[Plotting code records]
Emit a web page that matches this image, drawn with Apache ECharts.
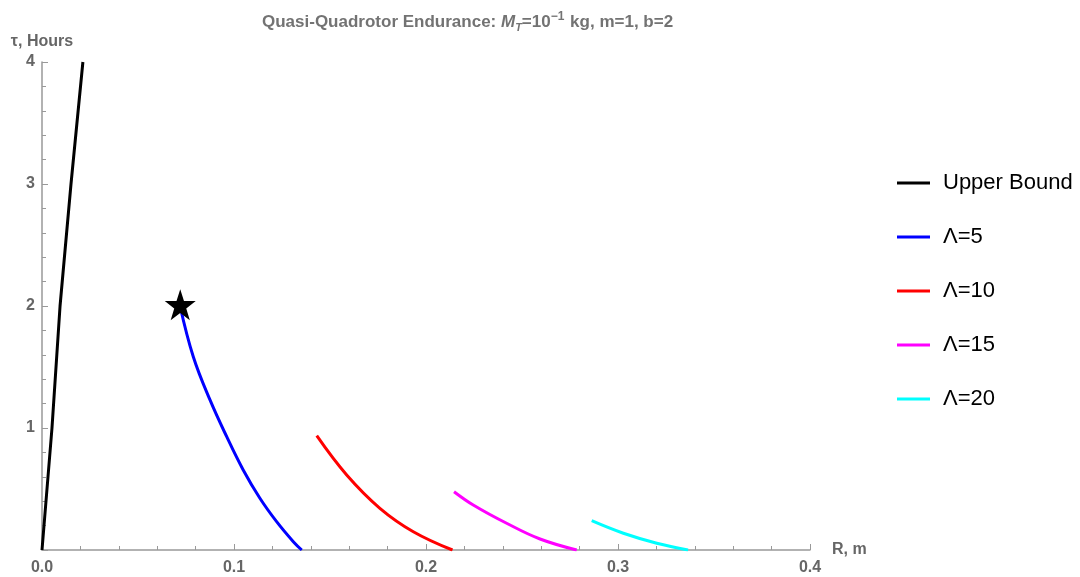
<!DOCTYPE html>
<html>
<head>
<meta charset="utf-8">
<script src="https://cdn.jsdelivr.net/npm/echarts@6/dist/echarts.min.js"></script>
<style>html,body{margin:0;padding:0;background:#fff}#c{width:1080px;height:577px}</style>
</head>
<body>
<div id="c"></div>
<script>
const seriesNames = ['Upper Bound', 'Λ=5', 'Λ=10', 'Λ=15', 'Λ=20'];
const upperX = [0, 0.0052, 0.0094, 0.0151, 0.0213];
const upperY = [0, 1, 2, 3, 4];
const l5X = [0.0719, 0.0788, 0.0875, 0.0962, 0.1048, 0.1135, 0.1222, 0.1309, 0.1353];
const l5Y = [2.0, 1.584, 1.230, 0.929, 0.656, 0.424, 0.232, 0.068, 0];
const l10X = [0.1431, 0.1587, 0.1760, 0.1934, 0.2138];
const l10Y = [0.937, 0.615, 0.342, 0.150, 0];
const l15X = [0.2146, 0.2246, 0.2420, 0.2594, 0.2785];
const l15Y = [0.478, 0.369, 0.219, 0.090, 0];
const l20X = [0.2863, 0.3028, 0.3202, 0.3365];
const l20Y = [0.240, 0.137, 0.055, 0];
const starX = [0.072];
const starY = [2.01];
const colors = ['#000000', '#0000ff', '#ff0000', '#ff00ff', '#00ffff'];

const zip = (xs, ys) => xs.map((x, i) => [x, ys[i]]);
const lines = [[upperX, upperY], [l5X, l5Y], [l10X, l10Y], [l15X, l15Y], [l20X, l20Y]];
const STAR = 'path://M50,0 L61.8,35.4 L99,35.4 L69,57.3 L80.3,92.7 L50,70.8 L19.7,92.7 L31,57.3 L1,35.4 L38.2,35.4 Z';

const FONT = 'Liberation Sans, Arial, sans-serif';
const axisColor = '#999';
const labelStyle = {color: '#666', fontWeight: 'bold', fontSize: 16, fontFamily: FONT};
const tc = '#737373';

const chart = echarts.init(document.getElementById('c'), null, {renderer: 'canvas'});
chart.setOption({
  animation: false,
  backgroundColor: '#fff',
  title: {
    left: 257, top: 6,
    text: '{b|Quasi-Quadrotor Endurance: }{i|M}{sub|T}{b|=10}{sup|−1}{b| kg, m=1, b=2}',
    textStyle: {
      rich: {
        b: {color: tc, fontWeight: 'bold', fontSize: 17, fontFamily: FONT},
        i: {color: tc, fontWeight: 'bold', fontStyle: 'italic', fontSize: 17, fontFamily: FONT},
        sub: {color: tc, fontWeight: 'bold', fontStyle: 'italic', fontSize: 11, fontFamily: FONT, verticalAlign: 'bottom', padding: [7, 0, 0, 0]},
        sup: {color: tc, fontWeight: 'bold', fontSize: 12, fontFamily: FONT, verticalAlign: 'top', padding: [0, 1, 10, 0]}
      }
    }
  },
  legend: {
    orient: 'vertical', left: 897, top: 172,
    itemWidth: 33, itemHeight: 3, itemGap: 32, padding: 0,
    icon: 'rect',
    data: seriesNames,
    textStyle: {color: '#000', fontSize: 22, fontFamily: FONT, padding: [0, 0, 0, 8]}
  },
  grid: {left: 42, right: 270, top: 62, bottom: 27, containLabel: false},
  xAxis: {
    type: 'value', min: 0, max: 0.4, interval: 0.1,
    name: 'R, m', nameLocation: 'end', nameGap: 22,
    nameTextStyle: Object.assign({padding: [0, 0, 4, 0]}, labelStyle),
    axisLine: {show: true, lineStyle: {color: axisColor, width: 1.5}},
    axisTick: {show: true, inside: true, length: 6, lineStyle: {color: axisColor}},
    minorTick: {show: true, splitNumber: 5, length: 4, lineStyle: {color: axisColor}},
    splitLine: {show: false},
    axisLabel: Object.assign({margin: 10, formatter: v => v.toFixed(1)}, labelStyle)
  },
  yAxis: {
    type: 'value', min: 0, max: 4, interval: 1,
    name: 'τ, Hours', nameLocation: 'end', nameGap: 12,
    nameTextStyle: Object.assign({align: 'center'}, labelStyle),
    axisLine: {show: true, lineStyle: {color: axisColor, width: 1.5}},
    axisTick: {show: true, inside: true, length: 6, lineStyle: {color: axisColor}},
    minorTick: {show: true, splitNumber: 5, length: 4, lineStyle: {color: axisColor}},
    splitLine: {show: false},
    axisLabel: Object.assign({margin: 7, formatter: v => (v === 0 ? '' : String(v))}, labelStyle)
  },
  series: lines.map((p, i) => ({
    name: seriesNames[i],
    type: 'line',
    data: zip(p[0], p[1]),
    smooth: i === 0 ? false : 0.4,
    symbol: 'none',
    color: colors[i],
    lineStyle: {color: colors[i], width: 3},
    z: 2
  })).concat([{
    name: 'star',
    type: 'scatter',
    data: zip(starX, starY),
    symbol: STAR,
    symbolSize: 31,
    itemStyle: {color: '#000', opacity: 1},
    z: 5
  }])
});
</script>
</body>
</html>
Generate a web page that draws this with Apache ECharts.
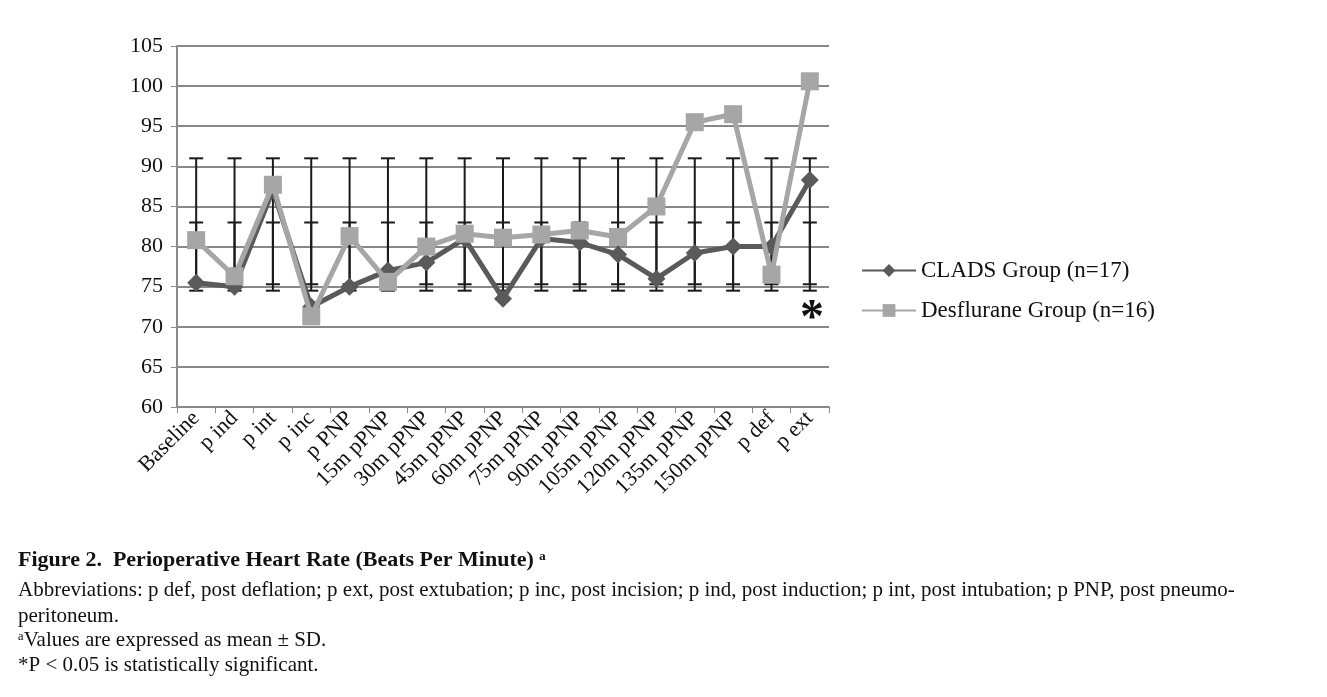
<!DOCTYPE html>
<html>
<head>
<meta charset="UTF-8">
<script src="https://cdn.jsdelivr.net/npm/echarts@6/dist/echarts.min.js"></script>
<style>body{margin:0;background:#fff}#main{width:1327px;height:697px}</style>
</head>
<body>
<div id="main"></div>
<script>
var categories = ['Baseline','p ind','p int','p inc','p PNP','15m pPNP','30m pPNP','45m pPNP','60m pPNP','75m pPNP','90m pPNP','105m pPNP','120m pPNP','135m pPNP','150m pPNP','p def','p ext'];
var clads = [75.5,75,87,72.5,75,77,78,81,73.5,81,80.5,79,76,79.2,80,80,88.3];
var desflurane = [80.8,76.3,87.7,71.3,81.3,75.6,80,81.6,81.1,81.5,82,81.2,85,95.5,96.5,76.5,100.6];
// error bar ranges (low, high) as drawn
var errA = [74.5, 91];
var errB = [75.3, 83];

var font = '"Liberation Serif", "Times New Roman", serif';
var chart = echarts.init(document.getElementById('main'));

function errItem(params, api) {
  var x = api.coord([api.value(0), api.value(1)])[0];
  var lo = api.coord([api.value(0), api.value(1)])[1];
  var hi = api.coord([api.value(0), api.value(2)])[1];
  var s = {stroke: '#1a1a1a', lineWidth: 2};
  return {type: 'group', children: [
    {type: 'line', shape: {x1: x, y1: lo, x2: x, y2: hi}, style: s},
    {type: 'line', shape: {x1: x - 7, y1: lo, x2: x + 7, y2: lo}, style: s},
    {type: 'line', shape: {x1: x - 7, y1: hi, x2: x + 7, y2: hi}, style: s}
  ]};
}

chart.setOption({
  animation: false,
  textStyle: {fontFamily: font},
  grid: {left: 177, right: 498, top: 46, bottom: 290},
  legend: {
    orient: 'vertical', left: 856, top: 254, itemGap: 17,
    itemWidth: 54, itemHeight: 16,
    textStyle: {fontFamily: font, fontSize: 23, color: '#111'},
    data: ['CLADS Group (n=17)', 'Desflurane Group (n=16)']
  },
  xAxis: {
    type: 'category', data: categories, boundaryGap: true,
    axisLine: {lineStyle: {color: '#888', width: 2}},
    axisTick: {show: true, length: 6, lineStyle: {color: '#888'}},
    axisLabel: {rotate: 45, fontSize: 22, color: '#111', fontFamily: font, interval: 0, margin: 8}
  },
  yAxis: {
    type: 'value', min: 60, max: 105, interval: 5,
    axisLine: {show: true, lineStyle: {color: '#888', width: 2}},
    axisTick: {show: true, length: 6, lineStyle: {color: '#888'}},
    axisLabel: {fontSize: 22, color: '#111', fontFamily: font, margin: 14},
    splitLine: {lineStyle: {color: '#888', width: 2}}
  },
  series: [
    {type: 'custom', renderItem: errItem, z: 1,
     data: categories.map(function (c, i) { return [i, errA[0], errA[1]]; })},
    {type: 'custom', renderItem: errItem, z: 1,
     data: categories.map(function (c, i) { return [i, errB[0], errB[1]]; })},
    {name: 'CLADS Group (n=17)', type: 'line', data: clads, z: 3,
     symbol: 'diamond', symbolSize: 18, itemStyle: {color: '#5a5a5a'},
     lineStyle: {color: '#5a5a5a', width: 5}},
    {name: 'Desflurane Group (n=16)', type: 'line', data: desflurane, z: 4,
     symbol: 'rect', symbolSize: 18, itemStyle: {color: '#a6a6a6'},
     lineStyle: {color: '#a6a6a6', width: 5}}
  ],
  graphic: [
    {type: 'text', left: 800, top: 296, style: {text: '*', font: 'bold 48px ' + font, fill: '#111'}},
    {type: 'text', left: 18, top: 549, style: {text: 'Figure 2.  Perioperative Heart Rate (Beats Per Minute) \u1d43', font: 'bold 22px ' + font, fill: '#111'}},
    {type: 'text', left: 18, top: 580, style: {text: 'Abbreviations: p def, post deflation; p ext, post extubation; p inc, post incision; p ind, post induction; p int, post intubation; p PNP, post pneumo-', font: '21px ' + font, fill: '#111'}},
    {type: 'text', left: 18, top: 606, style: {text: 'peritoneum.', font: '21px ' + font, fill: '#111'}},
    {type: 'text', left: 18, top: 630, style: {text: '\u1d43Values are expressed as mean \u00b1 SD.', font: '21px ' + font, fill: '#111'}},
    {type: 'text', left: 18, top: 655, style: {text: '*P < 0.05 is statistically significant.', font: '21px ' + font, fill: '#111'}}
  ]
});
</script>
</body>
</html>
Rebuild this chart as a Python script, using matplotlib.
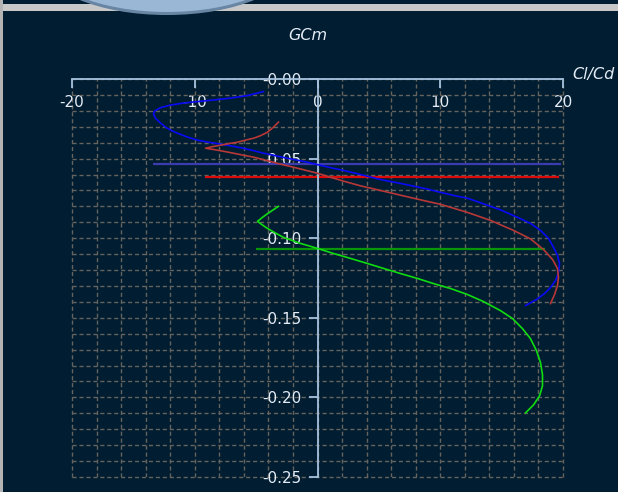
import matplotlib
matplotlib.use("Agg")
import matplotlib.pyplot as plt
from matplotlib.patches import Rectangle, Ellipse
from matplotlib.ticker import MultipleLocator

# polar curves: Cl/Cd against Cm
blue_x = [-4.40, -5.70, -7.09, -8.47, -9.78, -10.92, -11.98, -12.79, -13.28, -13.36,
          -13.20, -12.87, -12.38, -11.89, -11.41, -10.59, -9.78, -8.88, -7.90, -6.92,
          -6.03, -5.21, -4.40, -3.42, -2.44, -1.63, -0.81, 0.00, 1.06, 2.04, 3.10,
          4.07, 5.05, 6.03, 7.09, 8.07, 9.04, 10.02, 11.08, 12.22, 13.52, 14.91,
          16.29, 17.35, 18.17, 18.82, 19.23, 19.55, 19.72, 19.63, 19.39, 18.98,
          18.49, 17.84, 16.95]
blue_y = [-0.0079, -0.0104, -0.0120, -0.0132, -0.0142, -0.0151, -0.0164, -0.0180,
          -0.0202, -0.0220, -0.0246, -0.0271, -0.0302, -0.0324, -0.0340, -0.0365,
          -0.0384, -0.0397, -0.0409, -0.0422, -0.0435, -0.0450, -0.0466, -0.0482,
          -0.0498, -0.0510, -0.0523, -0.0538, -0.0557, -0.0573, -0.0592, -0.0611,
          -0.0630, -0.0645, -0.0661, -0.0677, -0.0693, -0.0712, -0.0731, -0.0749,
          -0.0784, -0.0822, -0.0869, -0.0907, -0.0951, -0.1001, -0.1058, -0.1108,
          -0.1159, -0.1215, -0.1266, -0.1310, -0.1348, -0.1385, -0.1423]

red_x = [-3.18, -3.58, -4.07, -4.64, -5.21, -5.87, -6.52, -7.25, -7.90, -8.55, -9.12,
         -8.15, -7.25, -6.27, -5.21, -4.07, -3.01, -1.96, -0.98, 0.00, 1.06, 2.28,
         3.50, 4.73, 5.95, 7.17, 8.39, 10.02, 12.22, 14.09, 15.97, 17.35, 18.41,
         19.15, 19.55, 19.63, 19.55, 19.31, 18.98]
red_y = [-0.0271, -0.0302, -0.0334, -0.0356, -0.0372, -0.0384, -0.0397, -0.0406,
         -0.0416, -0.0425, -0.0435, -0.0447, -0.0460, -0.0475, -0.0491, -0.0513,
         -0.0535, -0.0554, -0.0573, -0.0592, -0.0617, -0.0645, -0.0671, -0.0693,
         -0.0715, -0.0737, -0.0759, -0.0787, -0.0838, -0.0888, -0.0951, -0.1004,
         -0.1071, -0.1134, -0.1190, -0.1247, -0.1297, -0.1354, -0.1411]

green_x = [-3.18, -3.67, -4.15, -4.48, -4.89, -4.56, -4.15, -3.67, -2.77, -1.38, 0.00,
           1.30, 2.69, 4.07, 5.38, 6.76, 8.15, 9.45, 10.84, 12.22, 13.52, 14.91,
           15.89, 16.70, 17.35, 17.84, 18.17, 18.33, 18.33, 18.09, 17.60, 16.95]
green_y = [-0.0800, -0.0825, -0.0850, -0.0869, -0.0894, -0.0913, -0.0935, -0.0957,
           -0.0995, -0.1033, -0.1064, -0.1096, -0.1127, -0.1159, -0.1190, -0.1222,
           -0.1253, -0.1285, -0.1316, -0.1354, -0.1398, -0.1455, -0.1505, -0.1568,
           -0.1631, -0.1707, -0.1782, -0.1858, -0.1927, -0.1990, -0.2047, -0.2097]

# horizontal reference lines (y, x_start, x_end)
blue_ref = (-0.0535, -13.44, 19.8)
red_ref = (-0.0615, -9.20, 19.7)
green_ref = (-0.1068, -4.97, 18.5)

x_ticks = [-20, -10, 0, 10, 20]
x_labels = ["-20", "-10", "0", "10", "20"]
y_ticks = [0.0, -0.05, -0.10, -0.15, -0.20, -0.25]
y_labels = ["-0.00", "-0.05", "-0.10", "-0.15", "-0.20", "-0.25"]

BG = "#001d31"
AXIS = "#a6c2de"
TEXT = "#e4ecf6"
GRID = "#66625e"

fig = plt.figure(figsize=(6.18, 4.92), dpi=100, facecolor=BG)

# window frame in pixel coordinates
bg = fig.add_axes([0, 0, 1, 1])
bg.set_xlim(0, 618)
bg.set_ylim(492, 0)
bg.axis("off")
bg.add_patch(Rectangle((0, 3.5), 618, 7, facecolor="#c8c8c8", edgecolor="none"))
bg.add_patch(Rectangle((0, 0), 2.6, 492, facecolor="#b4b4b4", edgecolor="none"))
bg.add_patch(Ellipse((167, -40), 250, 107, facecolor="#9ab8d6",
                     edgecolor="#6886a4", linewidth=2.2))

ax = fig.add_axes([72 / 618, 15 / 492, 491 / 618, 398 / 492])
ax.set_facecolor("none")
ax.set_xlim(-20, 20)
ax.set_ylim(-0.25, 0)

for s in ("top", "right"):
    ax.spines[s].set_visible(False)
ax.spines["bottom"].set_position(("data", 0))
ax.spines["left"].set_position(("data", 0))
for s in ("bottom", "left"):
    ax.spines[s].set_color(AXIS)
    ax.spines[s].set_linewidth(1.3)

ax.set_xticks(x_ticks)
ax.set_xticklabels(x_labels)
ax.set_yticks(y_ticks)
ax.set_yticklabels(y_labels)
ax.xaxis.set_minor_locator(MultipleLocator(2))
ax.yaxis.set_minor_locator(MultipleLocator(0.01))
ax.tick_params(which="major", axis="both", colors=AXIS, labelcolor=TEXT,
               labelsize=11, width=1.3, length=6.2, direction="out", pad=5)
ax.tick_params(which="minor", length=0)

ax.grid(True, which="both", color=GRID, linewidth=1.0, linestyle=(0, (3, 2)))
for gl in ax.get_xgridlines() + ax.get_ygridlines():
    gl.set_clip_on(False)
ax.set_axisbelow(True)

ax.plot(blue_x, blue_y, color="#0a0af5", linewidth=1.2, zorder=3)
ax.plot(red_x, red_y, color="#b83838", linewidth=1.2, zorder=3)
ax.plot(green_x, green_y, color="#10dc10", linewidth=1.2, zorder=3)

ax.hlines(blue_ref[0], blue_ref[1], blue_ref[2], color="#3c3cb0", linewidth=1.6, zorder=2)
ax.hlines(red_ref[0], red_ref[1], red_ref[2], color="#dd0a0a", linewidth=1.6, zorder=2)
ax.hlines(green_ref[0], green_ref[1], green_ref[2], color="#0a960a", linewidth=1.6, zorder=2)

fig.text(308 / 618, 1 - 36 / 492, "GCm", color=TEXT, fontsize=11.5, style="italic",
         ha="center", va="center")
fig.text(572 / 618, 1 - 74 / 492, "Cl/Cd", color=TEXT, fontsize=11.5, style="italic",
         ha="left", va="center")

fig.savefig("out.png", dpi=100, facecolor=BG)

**WRITTEN REQUEST**
Give again, exactly as written, only the lines that start at the one with "Rebuild this chart" and end at the one with "from matplotlib.ticker import MultipleLocator", both included. Skip any pictures.

**RESULT OF THE TASK**
Rebuild this chart as a Python script, using matplotlib.
import matplotlib
matplotlib.use("Agg")
import matplotlib.pyplot as plt
from matplotlib.patches import Rectangle, Ellipse
from matplotlib.ticker import MultipleLocator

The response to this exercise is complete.